Dec 16, 2025
Dec 16, 2025
In the early stages of a business, decisions feel light. You choose quickly, adjust later, and move on. The consequences are contained. If something does not work, it affects a small group of people and a limited part of the operation.
That changes as the business grows. At scale, decisions stop being abstract. They affect employees, clients, tenants, partners, and systems all at once. The margin for error narrows. The cost of reversing a choice increases. Responsibility takes on a different weight.
Building Royal York Property Management changed how decisions felt long before it changed how they were made.
There is a point where responsibility is no longer situational. It becomes constant. Every operational choice carries implications. Every shortcut introduces risk somewhere else. Every delay affects someone who depends on the system working as expected.
This is not something you plan for. It becomes clear only when volume reaches a level where attention alone cannot cover gaps. At that stage, responsibility is no longer about effort. It is about foresight.
That shift forces a different mindset. You stop asking whether something works today and start asking who it affects if it fails tomorrow.
One of the less discussed parts of building at scale is learning to sit with uncertainty without reacting to it. Early on, uncertainty feels like a problem to solve immediately. Later, reacting too quickly often creates more damage than waiting.
At Royal York, some of the most important decisions were not made under pressure. They were made after pressure had been acknowledged and set aside. That distance allowed better judgment. It reduced unnecessary reversals. It created stability in areas where constant reaction would have caused friction.
Responsibility teaches patience, not hesitation.
As companies grow, founders often confuse control with responsibility. Control feels active. Responsibility is quieter. It is less about directing every outcome and more about protecting the system that produces outcomes.
There was a time when being involved in everything felt necessary. At scale, that approach becomes a liability. Stewardship replaces control. The focus shifts to ensuring that processes, people, and information move correctly even when the founder is not present.
That transition is not comfortable, but it is necessary.
One of the clearest markers of scale is realizing that other people carry the consequences of your decisions daily. Employees rely on stability. Owners rely on predictability. Tenants rely on responsiveness. These are not abstract expectations. They shape real experiences.

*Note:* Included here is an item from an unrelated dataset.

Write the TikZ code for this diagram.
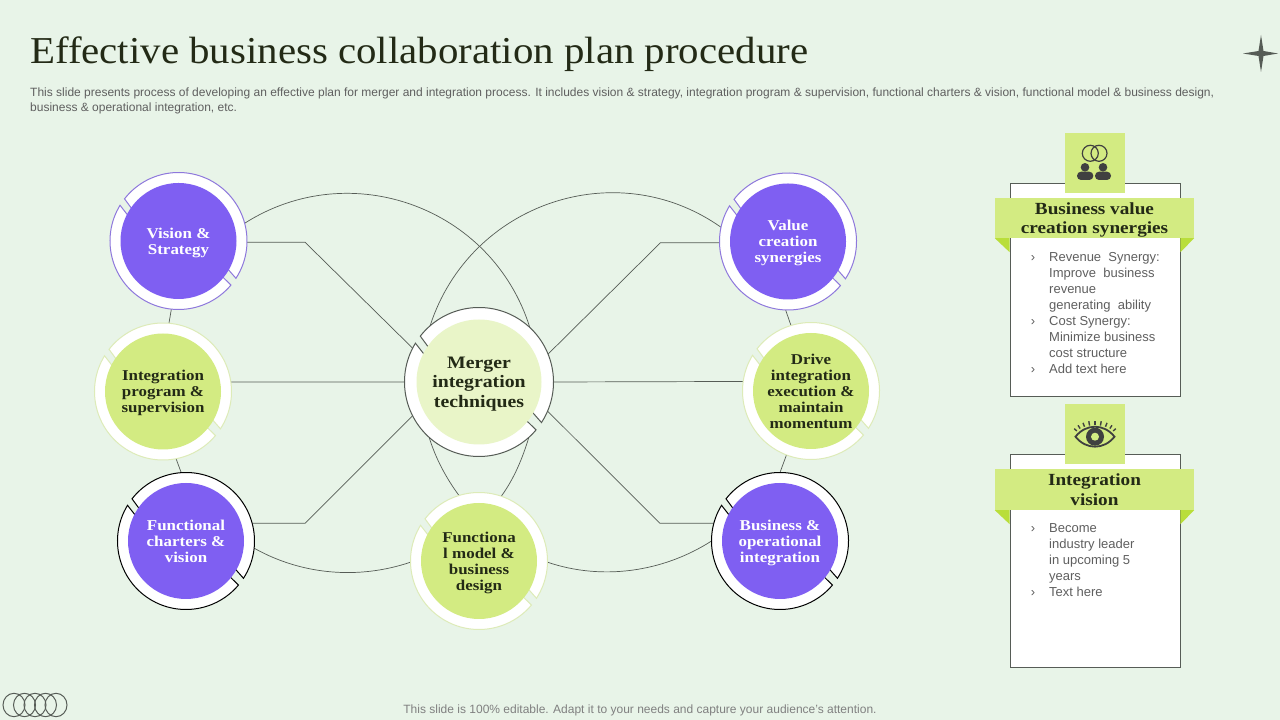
\documentclass[tikz,border=0pt]{standalone}
\usepackage{fontspec}
\setmainfont{Liberation Serif}
\setsansfont{Liberation Sans}
\newfontfamily\labelfont[FakeStretch=1.13]{Liberation Serif}
\newfontfamily\titlefont[FakeStretch=1.076]{Liberation Serif}
\usetikzlibrary{backgrounds}
\definecolor{pagebg}{HTML}{E8F4E8}
\definecolor{discpurple}{HTML}{7F5FF2}
\definecolor{ringpurple}{HTML}{8E78DC}
\definecolor{discgreen}{HTML}{D3EB82}
\definecolor{ringgreen}{HTML}{DDEBB8}
\definecolor{discpale}{HTML}{E9F5C8}
\definecolor{foldgreen}{HTML}{B9DE3A}
\definecolor{inkdark}{HTML}{232A16}
\definecolor{inkgray}{HTML}{5F5F5F}
\definecolor{linegray}{HTML}{565C56}
\definecolor{icondark}{HTML}{404040}
\begin{document}
\begin{tikzpicture}[x=1pt, y=1pt]
    \tikzset{
      disc/.style={circle, minimum size=116pt, inner sep=-2pt, outer sep=10.5pt, align=center, text depth=0pt,
        font=\labelfont\fontsize{15}{16}\selectfont\bfseries},
      violet disc/.style={disc, fill=discpurple, text=white},
      green disc/.style={disc, fill=discgreen, text=inkdark},
      link/.style={draw=linegray, line width=.7pt},
      ringpart/.style={fill=white, line width=1pt},
      ring/.pic={
        \path[ringpart, draw=#1] (-33:68.5) arc[start angle=-33, end angle=142, radius=68.5]
          -- (146:55) arc[start angle=146, end angle=-29, radius=55] -- cycle;
        \path[ringpart, draw=#1] (148.6:68.5) arc[start angle=148.6, end angle=320, radius=68.5]
          -- (321:55) arc[start angle=321, end angle=154, radius=55] -- cycle;
      },
      panel/.style={draw=linegray, fill=white, line width=.8pt, minimum width=170pt, minimum height=213pt},
      tile/.style={fill=discgreen, minimum size=60pt, inner sep=0pt},
      banner/.style={fill=discgreen, minimum width=199pt, minimum height=40pt, inner sep=0pt, align=center,
        text=inkdark, text depth=0pt, font=\labelfont\fontsize{17}{19.5}\selectfont\bfseries},
      bullets/.style={anchor=north west, inner sep=0pt, align=left, text=inkgray,
        font=\sffamily\fontsize{13}{16}\selectfont},
    }
    \useasboundingbox (0,0) rectangle (1280,720);
    % heading
    \node [anchor=west, inner sep=0pt, text=inkdark, font=\titlefont\fontsize{38}{40}\selectfont] (title) at (30,665.5) {Effective business collaboration plan procedure};
    \node [anchor=north west, inner sep=0pt, align=left, text=inkgray, font=\sffamily\fontsize{12}{14.8}\selectfont] (intro) at (30,632) {This slide presents process of developing an effective plan for merger and integration process. It includes vision \& strategy, integration program \& supervision, functional charters \& vision, functional model \& business design,\\business \& operational integration, etc.};
    \node [text=gray, font=\sffamily\fontsize{12}{14}\selectfont] (foot) at (640,10) {This slide is 100\% editable. Adapt it to your needs and capture your audience's attention.};

    % circles
    \node [violet disc] (vision) at (178.5,479) {Vision \&\\Strategy};
    \node [green disc] (program) at (163,328.5) {Integration\\program \&\\supervision};
    \node [violet disc] (charters) at (186,179) {Functional\\charters \&\\vision};
    \node [disc, fill=discpale, text=inkdark, minimum size=125pt, outer sep=12pt, font=\labelfont\fontsize{17.5}{19.5}\selectfont\bfseries] (merger) at (479,338) {Merger\\integration\\techniques};
    \node [green disc] (model) at (479,159) {Functiona\\l model \&\\business\\design};
    \node [violet disc] (value) at (788,478.5) {Value\\creation\\synergies};
    \node [green disc] (drive) at (811,329) {Drive\\integration\\execution \&\\maintain\\momentum};
    \node [violet disc] (operational) at (780,179) {Business \&\\operational\\integration};

    \begin{scope}[on background layer]
      \fill[pagebg] (0,0) rectangle (1280,720);
      % straight links
      \draw[link] (vision.-1) -- ++(58,0) coordinate (kneea) -- (merger.153);
      \draw[link] (charters.15) -- ++(53,0) coordinate (kneeb) -- (merger.207);
      \draw[link] (value.181) -- ++(-59,0) coordinate (kneec) -- (merger.22.6);
      \draw[link] (operational.165) -- ++(-54,0) coordinate (kneed) -- (merger.-23);
      \path[link] (program.8) edge (merger.west);
      \path[link] (drive.172) edge (merger.east);
      % the two big circles, piece by piece
      \path[link] (vision.15) edge[out=32.5, in=107.3, looseness=1.06] (merger.47);
      \path[link] (merger.-48) edge[out=-106.9, in=54, looseness=.86] (model.71);
      \path[link] (model.181.4) edge[out=-161.3, in=-29.4, looseness=.89] (charters.-6);
      \path[link] (vision.264.6) edge (program.85);
      \path[link] (program.281) edge (charters.94);
      \path[link] (value.168.4) edge[out=144.8, in=72.1, looseness=1.07] (merger.131);
      \path[link] (merger.228.6) edge[out=287.1, in=126.3, looseness=.86] (model.107.4);
      \path[link] (model.-1.4) edge[out=341.2, in=212.7, looseness=.89] (operational.180.8);
      \path[link] (value.268) edge (drive.107);
      \path[link] (drive.249) edge (operational.90);
      % rings
      \pic at (vision) {ring=ringpurple};
      \pic at (value) {ring=ringpurple};
      \pic at (program) {ring=ringgreen};
      \pic at (drive) {ring=ringgreen};
      \pic at (model) {ring=ringgreen};
      \pic at (charters) {ring=black};
      \pic at (operational) {ring=black};
      \pic [scale=1.0876] at (merger) {ring=linegray};
    \end{scope}

    % first panel
    \node [panel] (boxa) at (1095,429.8) {};
    \node [tile] (tilea) [above of=boxa, node distance=127.2pt] {};
    \node [banner] (bannera) [above of=boxa, node distance=72.2pt, xshift=-.5pt] {Business value\\creation synergies};
    \fill[foldgreen] (bannera.south west) -- (boxa.west |- bannera.south) -- ++(0,-14) -- cycle;
    \fill[foldgreen] (bannera.south east) -- (boxa.east |- bannera.south) -- ++(0,-14) -- cycle;
    \node [bullets] (lista) at (1049,467.5) {\llap{›\hspace{14pt}}Revenue\ \ Synergy:\\Improve\ \ business\\revenue\\generating\ \ ability\\\llap{›\hspace{14pt}}Cost Synergy:\\Minimize business\\cost structure\\\llap{›\hspace{14pt}}Add text here};
    % people icon
    \draw[icondark, line width=1.2pt] ([xshift=-4.7pt,yshift=9.7pt]tilea.center) circle (8);
    \draw[icondark, line width=1.2pt] ([xshift=4pt,yshift=9.7pt]tilea.center) circle (8);
    \fill[icondark] ([xshift=-10pt,yshift=-4.3pt]tilea.center) circle (4.3);
    \fill[icondark] ([xshift=8pt,yshift=-4.3pt]tilea.center) circle (4.3);
    \fill[icondark, rounded corners=4pt] ([xshift=-18pt,yshift=-17pt]tilea.center) rectangle ([xshift=-1.7pt,yshift=-8.7pt]tilea.center);
    \fill[icondark, rounded corners=4pt] ([xshift=0pt,yshift=-17pt]tilea.center) rectangle ([xshift=16pt,yshift=-8.7pt]tilea.center);

    % second panel
    \node [panel] (boxb) at (1095,159.2) {};
    \node [tile] (tileb) [above of=boxb, node distance=126.5pt] {};
    \node [banner] (bannerb) [above of=boxb, node distance=71.3pt, xshift=-.5pt, minimum height=41pt] {Integration\\vision};
    \fill[foldgreen] (bannerb.south west) -- (boxb.west |- bannerb.south) -- ++(0,-14) -- cycle;
    \fill[foldgreen] (bannerb.south east) -- (boxb.east |- bannerb.south) -- ++(0,-14) -- cycle;
    \node [bullets] (listb) at (1049,196.5) {\llap{›\hspace{14pt}}Become\\industry leader\\in upcoming 5\\years\\\llap{›\hspace{14pt}}Text here};
    % eye icon
    \begin{scope}[shift={(tileb.center)}]
      \draw[icondark, line width=1.8pt] (-19.5,-2.4) .. controls (-9,10.9) and (9,10.9) .. (19.5,-2.4) .. controls (9,-15.7) and (-9,-15.7) .. cycle;
      \fill[icondark] (0,-2.4) circle (9);
      \fill[discgreen] (0,-2.4) circle (4);
      \foreach \a in {30,45,...,150}
        \draw[icondark, line width=1.4pt] ({21*cos(\a)},{-2.4+11.5*sin(\a)}) -- ({24*cos(\a)},{-2.4+16*sin(\a)});
    \end{scope}

    % corner marks
    \fill[linegray] (1243,666.5) -- (1258.5,669) -- (1261,685) -- (1263.5,669) -- (1278,666.5) -- (1263.5,664) -- (1261,648) -- (1258.5,664) -- cycle;
    \draw[linegray, line width=1pt] (14,15) ellipse (11 and 11.7);
    \draw[linegray, line width=1pt] (24.5,15) ellipse (11 and 11.7);
    \draw[linegray, line width=1pt] (35,15) ellipse (11 and 11.7);
    \draw[linegray, line width=1pt] (45.5,15) ellipse (11 and 11.7);
    \draw[linegray, line width=1pt] (56,15) ellipse (11 and 11.7);
\end{tikzpicture}
\end{document}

This awareness changes how decisions are evaluated. It introduces caution without fear. It demands clarity without paralysis. Responsibility at scale is not about avoiding mistakes. It is about reducing unnecessary ones.
Accountability at scale does not announce itself. It shows up in whether systems hold during stress. It shows up in whether teams have clarity when volume increases. It shows up in whether problems repeat or disappear.
Quiet accountability is built through consistency. Through documentation. Through decisions that are boring but reliable. Over time, that consistency becomes the foundation others rely on, even if they never see the choices behind it.
Royal York did not grow by removing pressure. It grew by learning how to carry it responsibly. The size of the operation demanded a different level of judgment. Faster decisions were not always better. Louder decisions were rarely better.
Responsibility reshaped the role. It shifted the focus from doing more to designing better. From reacting faster to thinking further ahead. From control to stewardship.
Those lessons did not arrive all at once. They accumulated slowly, through experience, correction, and repetition.
Responsibility changes the texture of entrepreneurship. As businesses grow, decisions gain weight. Consequences spread wider. The role of the founder evolves from problem solver to system guardian.
That shift is rarely discussed, but it defines what comes next. Building something large is not only about scale. It is about carrying responsibility in a way that allows the business, and the people within it, to remain stable over time.